We created Fire Fridays as an extension of our play-based experiential learning model to get students outside to learn curricular outcomes on and with the land. In addition to curricular outcomes, we wanted to find a way to develop relationships, improve culture, and build community. It is a targeted intervention to include more indigenous ways of knowing for our First Nations student population
In the beginning, we started Fire Fridays with two project groups (a grade 1 and a grade 6/7 split). They each went out onto our school playground every Friday, with their homeroom teacher and our project lead teacher, to work on curricular outcomes. We build a fire and we always begin around the fire with what the learning is going to be for the afternoon. Our program has now evolved to include other homerooms in our school as teachers are eager to jump onboard. Currently, we are now travelling with two different homerooms every Friday for the entire day to a city run park that is located in the forest near our community. This forested park area is ideal as it has washroom facilities, firepits, warm-up shelters, access to water, and lots of room. As mentioned earlier, when the students arrive at Forest/Fire Fridays we start around the fire. The students then move on to planned curricular activities, with time built in for exploratory play.

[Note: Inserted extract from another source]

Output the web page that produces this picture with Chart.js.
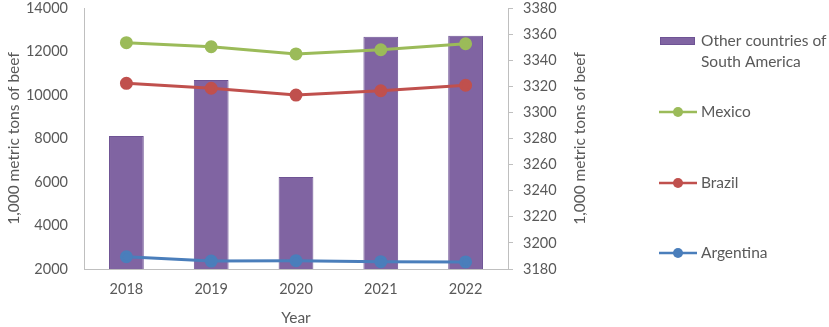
<!DOCTYPE html>
<html><head><meta charset="utf-8">
<script src="https://cdn.jsdelivr.net/npm/chart.js@4.4.0/dist/chart.umd.min.js"></script>
<style>html,body{margin:0;padding:0;background:#fff;}#wrap{position:relative;width:829px;height:327px;}</style>
</head><body><div id="wrap"><canvas id="c" width="829" height="327"></canvas></div>
<script>
const years = ["2018","2019","2020","2021","2022"];
const otherSA = [8115, 10690, 6230, 12680, 12726];
const mexico = [3353.4, 3350.3, 3344.8, 3348.0, 3352.6];
const brazil = [3322.3, 3318.5, 3313.3, 3316.6, 3320.8];
const argentina = [3189.4, 3186.1, 3186.4, 3185.6, 3185.4];
const axisTitle = "1,000 metric tons of beef";
const xTitle = "Year";

const FONT = "Lato, 'Open Sans', sans-serif";
const TXT = '#595959';
const AX = '#bfbfbf';

const legendPlugin = {
  id: 'customLegend',
  afterDraw(chart) {
    const ctx = chart.ctx;
    ctx.save();
    ctx.fillStyle = TXT;
    ctx.font = '15.5px ' + FONT;
    ctx.textAlign = 'center';
    ctx.textBaseline = 'middle';
    ctx.translate(580, (chart.chartArea.top + chart.chartArea.bottom) / 2);
    ctx.rotate(-Math.PI / 2);
    ctx.fillText(axisTitle, 0, 0);
    ctx.restore();

    ctx.save();
    ctx.font = '15.5px ' + FONT;
    ctx.textBaseline = 'middle';
    ctx.textAlign = 'left';
    const items = [
      {ds: chart.data.datasets[3], y: 41, lines: ["Other countries of", "South America"], bar: true},
      {ds: chart.data.datasets[0], y: 112, lines: ["Mexico"]},
      {ds: chart.data.datasets[1], y: 183, lines: ["Brazil"]},
      {ds: chart.data.datasets[2], y: 253, lines: ["Argentina"]}
    ];
    items.forEach(it => {
      if (it.bar) {
        ctx.fillStyle = it.ds.backgroundColor;
        ctx.fillRect(660, it.y - 4, 35, 8);
        ctx.strokeStyle = it.ds.borderColor;
        ctx.lineWidth = 1;
        ctx.strokeRect(660.5, it.y - 3.5, 34, 7);
      } else {
        ctx.strokeStyle = it.ds.borderColor;
        ctx.lineWidth = 2.5;
        ctx.beginPath(); ctx.moveTo(659, it.y); ctx.lineTo(697, it.y); ctx.stroke();
        ctx.fillStyle = it.ds.pointBackgroundColor;
        ctx.beginPath(); ctx.arc(678, it.y, 5, 0, Math.PI * 2); ctx.fill();
      }
      ctx.fillStyle = TXT;
      it.lines.forEach((t, i) => ctx.fillText(t, 701, it.y + i * 21));
    });
    ctx.restore();
  }
};

function lineDs(label, data, color) {
  return {
    type: 'line', label, data, yAxisID: 'y2', order: 1,
    borderColor: color, backgroundColor: color,
    pointBackgroundColor: color, pointBorderColor: color,
    borderWidth: 3, pointRadius: 5, pointHoverRadius: 5, tension: 0
  };
}

const TICKFONT = {family: FONT, size: 14.5};

new Chart(document.getElementById('c'), {
  data: {
    labels: years,
    datasets: [
      lineDs("Mexico", mexico, '#9bbb59'),
      lineDs("Brazil", brazil, '#c0504d'),
      lineDs("Argentina", argentina, '#4a7ebb'),
      {
        type: 'bar', label: "Other countries of South America", data: otherSA,
        yAxisID: 'y', order: 2,
        backgroundColor: '#8064a2', borderColor: '#6e5394', borderWidth: 1,
        barPercentage: 0.41, categoryPercentage: 1
      }
    ]
  },
  options: {
    responsive: false, animation: false,
    layout: {padding: {left: 5, right: 240, top: 0, bottom: 0}},
    plugins: {legend: {display: false}, tooltip: {enabled: false}},
    scales: {
      x: {
        grid: {display: false},
        border: {display: true, color: AX, width: 1},
        ticks: {color: TXT, font: TICKFONT, padding: 4, maxRotation: 0},
        title: {display: true, text: xTitle, color: TXT, font: {family: FONT, size: 15.5}, padding: {top: 0, bottom: 0}},
        afterFit(s) { s.height = 58; }
      },
      y: {
        position: 'left', min: 2000, max: 14000,
        grid: {display: false, drawTicks: false},
        border: {display: true, color: AX, width: 1},
        ticks: {stepSize: 2000, color: TXT, font: TICKFONT, padding: 16,
                callback: v => String(v)},
        title: {display: true, text: axisTitle, color: TXT, font: {family: FONT, size: 15.5}, padding: {top: 0, bottom: 0}},
        afterFit(s) { s.width = 79; s.paddingTop = 8; s.paddingBottom = 0; }
      },
      y2: {
        position: 'right', min: 3180, max: 3380,
        grid: {display: true, drawOnChartArea: false, drawTicks: true, tickLength: 5, color: AX},
        border: {display: true, color: AX, width: 1},
        ticks: {stepSize: 20, color: TXT, font: TICKFONT, padding: 10,
                callback: v => String(v)},
        afterFit(s) { s.width = 81; s.paddingTop = 8; s.paddingBottom = 0; }
      }
    }
  },
  plugins: [legendPlugin]
});
</script>
</body></html>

The project groups we started with were selected because the homeroom teachers were eager to participate in Fire Fridays. These two groups were the only groups for the first five months. Once the other homeroom teachers started seeing the learning, behavioral, and relationship benefits, they also wanted to participate in Fire Fridays. As we have just started with this program, the main achievement to date was onboarding those reluctant teachers. Now that all our teachers are on board, our goal for the next year or two will be to increase the amount of groups and time focused on Fire Fridays. For example, we hope to expand from 2 groups to 4 or 5 groups we take out to Forest Fridays or have the program over multiple days, not just Friday.
The beauty of this program is it can be scaled to fit your local context. The most important aspect is the fire itself, so you will need a firepit or fire container that can be the central focus of your program. I would start small with one or two groups and focus on experiential curricular outcomes/activities you can do outside around the fire or with the fire itself.